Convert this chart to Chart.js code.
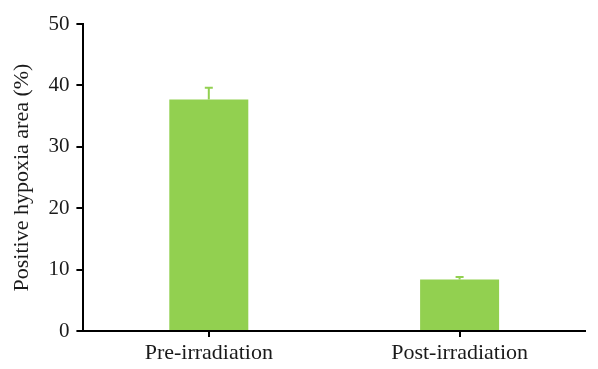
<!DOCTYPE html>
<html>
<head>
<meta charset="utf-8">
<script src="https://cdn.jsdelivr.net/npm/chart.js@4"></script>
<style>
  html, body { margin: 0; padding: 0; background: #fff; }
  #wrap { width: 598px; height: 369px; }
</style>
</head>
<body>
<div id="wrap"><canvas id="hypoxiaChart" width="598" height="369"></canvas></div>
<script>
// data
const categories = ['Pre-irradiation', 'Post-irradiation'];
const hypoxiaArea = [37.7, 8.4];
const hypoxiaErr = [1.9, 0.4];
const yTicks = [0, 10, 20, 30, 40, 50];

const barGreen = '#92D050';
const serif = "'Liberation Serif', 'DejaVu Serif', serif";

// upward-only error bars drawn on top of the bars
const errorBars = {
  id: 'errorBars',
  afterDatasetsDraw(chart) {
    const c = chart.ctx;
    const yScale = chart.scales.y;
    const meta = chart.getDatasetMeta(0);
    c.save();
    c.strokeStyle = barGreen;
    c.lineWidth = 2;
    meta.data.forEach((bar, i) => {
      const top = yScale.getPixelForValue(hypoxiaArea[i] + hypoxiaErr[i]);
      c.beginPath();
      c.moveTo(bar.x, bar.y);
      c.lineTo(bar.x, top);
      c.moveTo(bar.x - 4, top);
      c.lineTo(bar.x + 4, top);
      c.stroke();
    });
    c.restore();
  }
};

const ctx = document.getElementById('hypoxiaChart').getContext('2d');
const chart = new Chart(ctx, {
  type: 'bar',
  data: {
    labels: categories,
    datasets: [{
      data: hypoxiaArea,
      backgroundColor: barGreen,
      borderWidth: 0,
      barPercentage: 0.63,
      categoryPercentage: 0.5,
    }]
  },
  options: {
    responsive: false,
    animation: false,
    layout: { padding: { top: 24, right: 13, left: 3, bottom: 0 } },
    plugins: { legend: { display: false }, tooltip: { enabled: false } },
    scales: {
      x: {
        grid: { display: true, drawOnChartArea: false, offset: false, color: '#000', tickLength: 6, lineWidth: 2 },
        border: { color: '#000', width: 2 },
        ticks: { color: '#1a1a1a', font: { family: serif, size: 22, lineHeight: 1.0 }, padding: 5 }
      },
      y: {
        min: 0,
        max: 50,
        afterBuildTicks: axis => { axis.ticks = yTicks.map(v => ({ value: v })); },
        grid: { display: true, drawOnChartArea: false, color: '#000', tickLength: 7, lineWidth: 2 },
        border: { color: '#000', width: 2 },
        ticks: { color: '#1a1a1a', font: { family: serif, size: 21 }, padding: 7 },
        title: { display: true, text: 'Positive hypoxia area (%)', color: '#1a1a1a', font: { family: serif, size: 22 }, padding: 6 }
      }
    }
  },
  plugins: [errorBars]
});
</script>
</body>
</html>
################
Goal —
Write out each line of the data exactly; the images should be left out.

Response to this exercise —
Convert this chart to Chart.js code.
<!DOCTYPE html>
<html>
<head>
<meta charset="utf-8">
<script src="https://cdn.jsdelivr.net/npm/chart.js@4"></script>
<style>
  html, body { margin: 0; padding: 0; background: #fff; }
  #wrap { width: 598px; height: 369px; }
</style>
</head>
<body>
<div id="wrap"><canvas id="hypoxiaChart" width="598" height="369"></canvas></div>
<script>
// data
const categories = ['Pre-irradiation', 'Post-irradiation'];
const hypoxiaArea = [37.7, 8.4];
const hypoxiaErr = [1.9, 0.4];
const yTicks = [0, 10, 20, 30, 40, 50];

const barGreen = '#92D050';
const serif = "'Liberation Serif', 'DejaVu Serif', serif";

// upward-only error bars drawn on top of the bars
const errorBars = {
  id: 'errorBars',
  afterDatasetsDraw(chart) {
    const c = chart.ctx;
    const yScale = chart.scales.y;
    const meta = chart.getDatasetMeta(0);
    c.save();
    c.strokeStyle = barGreen;
    c.lineWidth = 2;
    meta.data.forEach((bar, i) => {
      const top = yScale.getPixelForValue(hypoxiaArea[i] + hypoxiaErr[i]);
      c.beginPath();
      c.moveTo(bar.x, bar.y);
      c.lineTo(bar.x, top);
      c.moveTo(bar.x - 4, top);
      c.lineTo(bar.x + 4, top);
      c.stroke();
    });
    c.restore();
  }
};

const ctx = document.getElementById('hypoxiaChart').getContext('2d');
const chart = new Chart(ctx, {
  type: 'bar',
  data: {
    labels: categories,
    datasets: [{
      data: hypoxiaArea,
      backgroundColor: barGreen,
      borderWidth: 0,
      barPercentage: 0.63,
      categoryPercentage: 0.5,
    }]
  },
  options: {
    responsive: false,
    animation: false,
    layout: { padding: { top: 24, right: 13, left: 3, bottom: 0 } },
    plugins: { legend: { display: false }, tooltip: { enabled: false } },
    scales: {
      x: {
        grid: { display: true, drawOnChartArea: false, offset: false, color: '#000', tickLength: 6, lineWidth: 2 },
        border: { color: '#000', width: 2 },
        ticks: { color: '#1a1a1a', font: { family: serif, size: 22, lineHeight: 1.0 }, padding: 5 }
      },
      y: {
        min: 0,
        max: 50,
        afterBuildTicks: axis => { axis.ticks = yTicks.map(v => ({ value: v })); },
        grid: { display: true, drawOnChartArea: false, color: '#000', tickLength: 7, lineWidth: 2 },
        border: { color: '#000', width: 2 },
        ticks: { color: '#1a1a1a', font: { family: serif, size: 21 }, padding: 7 },
        title: { display: true, text: 'Positive hypoxia area (%)', color: '#1a1a1a', font: { family: serif, size: 22 }, padding: 6 }
      }
    }
  },
  plugins: [errorBars]
});
</script>
</body>
</html>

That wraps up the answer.